18 The prologue closes with a powerful statement regarding the superiority of the Son. While “no one has ever seen God,” the Son “has made him known.” In the OT, God had appeared at various times in theophanies (e.g., Ex 3:2–6; Jdg 13), but such appearances were always partial and temporary. God’s statement to Moses in Exodus 33:20 (“no one may see me and live”) is normative. That God in his essential being is invisible is taught in several verses (e.g., Dt 4:12; Col 1:15; 1Ti 1:17). While no one has ever seen God, the Son is said to be “at the Father’s side.” Tasker, 49, notes that the Greek eis ton kolpon (“into the bosom,” GK 3146) is a “Hebrew idiom expressing the intimate relationship of child and parent, of friend and friend.” Beck translates “close to the Father’s heart”; Norlie has “in the intimate presence of the Father.” The contrast is between the impossibility of a human being even to see the Father and the intimate relationship between Father and Son that made it possible for the Son to “interpret” the Father—he “made him known.” Exēgeomai (GK 2007) is the Greek verb from which we derive the English word “exegete.” In Hellenistic literature it was a semitechnical expression for the revealing of divine secrets. Josephus used it for the rabbinic exposition of the law.

NOTES

9 The participle ἐρχόμενον (erchomenon, “coming,” GK 2262) may be neuter nominative, agreeing with τὸ φῶς (to phōs, “the light,” GK 5890), or masculine accusative, agreeing with ἄνθρωπον (anthrōpon, “man,” GK 476). In favor of the latter option are (1) the fact that it leads naturally to the following verse, which speaks of the light being in the world; (2) other references to Jesus having come into the world (Jn 6:14; 9:39; etc.) and in John 12:46 the additional statement that he came into the world “as a light”; and (3) the use of the periphrastic imperfect (ἦν … ἐρχόμενον [ēn … erchomenon, “was coming”]), which is definitely Johannine in style.

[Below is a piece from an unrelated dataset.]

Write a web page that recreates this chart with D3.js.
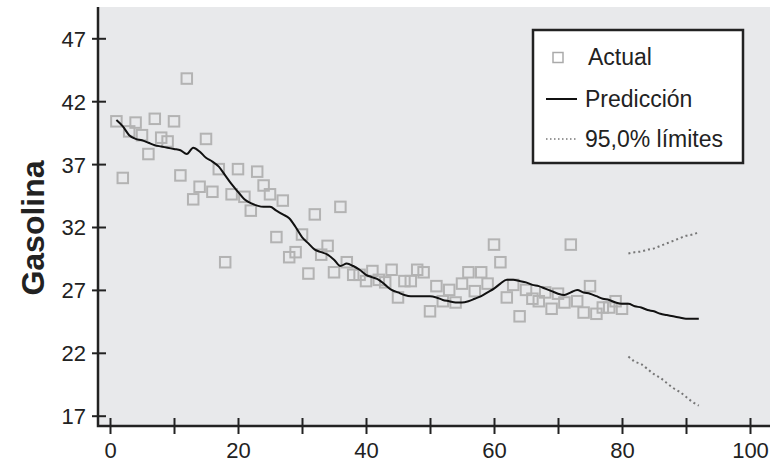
<!DOCTYPE html>
<html>
<head>
<meta charset="utf-8">
<script src="https://cdn.jsdelivr.net/npm/d3@7/dist/d3.min.js"></script>
<style>
  body { margin: 0; background: #fff; }
  text { font-family: "Liberation Sans", Arial, sans-serif; fill: #222; }
</style>
</head>
<body>
<svg id="chart" width="770" height="466"></svg>
<script>
// observed values, x = 1..80
const actualX = d3.range(1, 81);
const actual = [40.4, 35.9, 39.6, 40.3, 39.3, 37.8, 40.6, 39.1, 38.8, 40.4,
  36.1, 43.8, 34.2, 35.2, 39.0, 34.8, 36.6, 29.2, 34.6, 36.6,
  34.4, 33.3, 36.4, 35.3, 34.6, 31.2, 34.1, 29.6, 30.0, 31.4,
  28.3, 33.0, 29.8, 30.5, 28.4, 33.6, 29.2, 28.2, 28.2, 27.7,
  28.5, 27.8, 27.6, 28.6, 26.4, 27.7, 27.7, 28.6, 28.4, 25.3,
  27.3, 26.1, 27.0, 26.0, 27.5, 28.4, 26.9, 28.4, 27.5, 30.6,
  29.2, 26.4, 27.4, 24.9, 27.0, 26.3, 26.1, 26.8, 25.5, 26.7,
  26.0, 30.6, 26.1, 25.2, 27.3, 25.1, 25.6, 25.6, 26.1, 25.5];

// fitted values, x = 1..92
const predX = d3.range(1, 93);
const pred = [40.5, 40.0, 39.3, 39.0, 38.9, 38.7, 38.5, 38.4, 38.3, 38.2,
  38.1, 37.8, 38.3, 38.0, 37.5, 37.2, 36.8, 36.1, 35.4, 34.8,
  34.2, 33.9, 33.7, 33.6, 33.6, 33.3, 33.0, 32.7, 32.0, 31.2,
  30.7, 30.2, 30.0, 29.8, 29.4, 28.9, 29.1, 28.9, 28.6, 28.2,
  28.0, 27.8, 27.4, 27.0, 26.8, 26.6, 26.5, 26.5, 26.5, 26.5,
  26.4, 26.2, 26.1, 26.0, 26.0, 26.1, 26.3, 26.5, 26.8, 27.1,
  27.5, 27.8, 27.8, 27.7, 27.6, 27.4, 27.3, 27.1, 26.9, 26.7,
  26.6, 26.8, 27.0, 26.8, 26.7, 26.5, 26.3, 26.2, 26.0, 25.9,
  25.9, 25.7, 25.6, 25.4, 25.3, 25.1, 25.0, 24.9, 24.8, 24.7,
  24.7, 24.7];

// 95% limits for the forecast, x = 81..92
const limX = d3.range(81, 93);
const upper = [29.9, 30.0, 30.05, 30.2, 30.3, 30.5, 30.7, 30.9, 31.1, 31.3, 31.4, 31.6];
const lower = [21.7, 21.3, 21.1, 20.7, 20.3, 20.0, 19.6, 19.2, 18.9, 18.5, 18.1, 17.8];

const xTicks = d3.range(0, 101, 10);
const xLabels = [0, 20, 40, 60, 80, 100];
const yTicks = [17, 22, 27, 32, 37, 42, 47];
const legendLabels = ["Actual", "Predicción", "95,0% límites"];

const svg = d3.select('#chart');
const pLeft = 98, pRight = 770, pTop = 7, pBottom = 426;

const x = d3.scaleLinear().domain([0, 100]).range([110, 750]);
const y = d3.scaleLinear().domain([17, 47]).range([415.7, 38.3]);

svg.append("rect")
    .attr("x", pLeft).attr("y", pTop)
    .attr("width", pRight - pLeft).attr("height", pBottom - pTop)
    .attr("fill", "#e8e9eb");

// actual points
const sq = 10.5;
svg.append("g")
    .attr("fill", "none")
    .attr("stroke", "#b3b3b3")
    .attr("stroke-width", 2)
  .selectAll("rect")
  .data(actualX)
  .join("rect")
    .attr("x", (d, i) => x(d) - sq / 2)
    .attr("y", (d, i) => y(actual[i]) - sq / 2)
    .attr("width", sq).attr("height", sq);

const line = d3.line()
    .x(d => x(d[0]))
    .y(d => y(d[1]))
    .curve(d3.curveMonotoneX);

svg.append("path")
    .datum(predX.map((d, i) => [d, pred[i]]))
    .attr("fill", "none")
    .attr("stroke", "#111")
    .attr("stroke-width", 2)
    .attr("d", line);

[upper, lower].forEach(s => {
  svg.append("path")
      .datum(limX.map((d, i) => [d, s[i]]))
      .attr("fill", "none")
      .attr("stroke", "#777")
      .attr("stroke-width", 2)
      .attr("stroke-dasharray", "2,3")
      .attr("d", line);
});

// axes
const xAxis = svg.append("g")
    .attr("transform", `translate(0,${pBottom})`)
    .call(d3.axisBottom(x).tickValues(xTicks).tickSize(0)
      .tickFormat(d => xLabels.includes(d) ? d : ""));
xAxis.select(".domain").remove();
xAxis.selectAll(".tick line")
    .attr("y1", -8).attr("y2", 8)
    .attr("stroke", "#222").attr("stroke-width", 2);
xAxis.selectAll(".tick text")
    .attr("y", 32).attr("dy", 0)
    .style("font-size", "22px").attr("fill", "#222");

const yAxis = svg.append("g")
    .attr("transform", `translate(${pLeft},0)`)
    .call(d3.axisLeft(y).tickValues(yTicks).tickSize(0));
yAxis.select(".domain").remove();
yAxis.selectAll(".tick line")
    .attr("x1", -6).attr("x2", 8)
    .attr("stroke", "#222").attr("stroke-width", 2);
yAxis.selectAll(".tick text")
    .attr("x", -12).attr("dy", "0.36em")
    .style("font-size", "22px").attr("fill", "#222");

svg.append("path")
    .attr("d", `M${pLeft},${pTop}V${pBottom}H${pRight}`)
    .attr("fill", "none")
    .attr("stroke", "#222")
    .attr("stroke-width", 2.5);

svg.append("text")
    .attr("transform", "translate(44,228) rotate(-90)")
    .attr("text-anchor", "middle")
    .style("font-size", "32px")
    .style("font-weight", "bold")
    .text("Gasolina");

// legend
const lg = svg.append("g");
lg.append("rect")
    .attr("x", 533).attr("y", 30)
    .attr("width", 210).attr("height", 133)
    .attr("fill", "#fff")
    .attr("stroke", "#222").attr("stroke-width", 2.5);
lg.append("rect")
    .attr("x", 553).attr("y", 52.5).attr("width", 10).attr("height", 10)
    .attr("fill", "none").attr("stroke", "#aaa").attr("stroke-width", 1.5);
lg.append("line")
    .attr("x1", 546).attr("x2", 577).attr("y1", 99).attr("y2", 99)
    .attr("stroke", "#111").attr("stroke-width", 2);
lg.append("line")
    .attr("x1", 546).attr("x2", 576).attr("y1", 139).attr("y2", 139)
    .attr("stroke", "#777").attr("stroke-width", 1.5)
    .attr("stroke-dasharray", "1.5,2.5");
lg.selectAll("text.lab")
  .data(legendLabels)
  .join("text")
    .attr("class", "lab")
    .attr("x", (d, i) => i === 0 ? 588 : 585)
    .attr("y", (d, i) => [65, 107, 147][i])
    .style("font-size", "23px")
    .text(d => d);
</script>
</body>
</html>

13 The suggestion that v.13 alludes to the virgin birth of Jesus comes from a few MSS that replace the plural οἳ … ἐγεννήθησαν (hoi … egennēthēsan, “who were born,” GK 1164, NASB) with the corresponding ὃς … ἐγεννήθη (hos … egennēthē, “[he] who was born”). Although Tertullian, a late-second-century church father, insisted on the singular (and many modern scholars agree), the formidable consensus of Greek MSS makes the plural certain.

14 The word μονογενής (monogenēs, “only [one of its kind], unique,” GK 3666; cf. EDNT 2:439) occurs nine times in the NT—three times in Luke in reference either to a son (7:12; 9:38) or a daughter (8:42), and four times in John as a designation of Jesus in relation to God the Father (1:14, 18; 3:16, 18; cf. 1Jn 4:9). In Hebrews 11:7 it is used of Isaac, the child of promise, Abraham’s “one and only son” who was about to be sacrificed. While believers are children of God, only Jesus is the one-of-a-kind, unique Son of God.

18 On the basis of external evidence, it is difficult to decide between ὁ μονογενὴς ὑιός (ho monogenēs huios, “the only son,” GK 3666, 5626) and the more unusual and unexpected μονογενὴς θεός (monogenēs theos, “only God,” GK 3666, 2536). Metzger, 169, notes that “with the acquisition of P66 and P75, both of which read θεός, theos, the external support of this reading has been notably strengthened.” Although ὑιός, huios, reads more easily in the context, the more difficult θεός, theos, explains the origin of the other reading and is to be preferred. If μονογενής, monogenēs, is taken as a noun and followed by a comma, the result is a threefold description of Jesus: he is the unique one; he is God; he is the one who is in the bosom of the Father.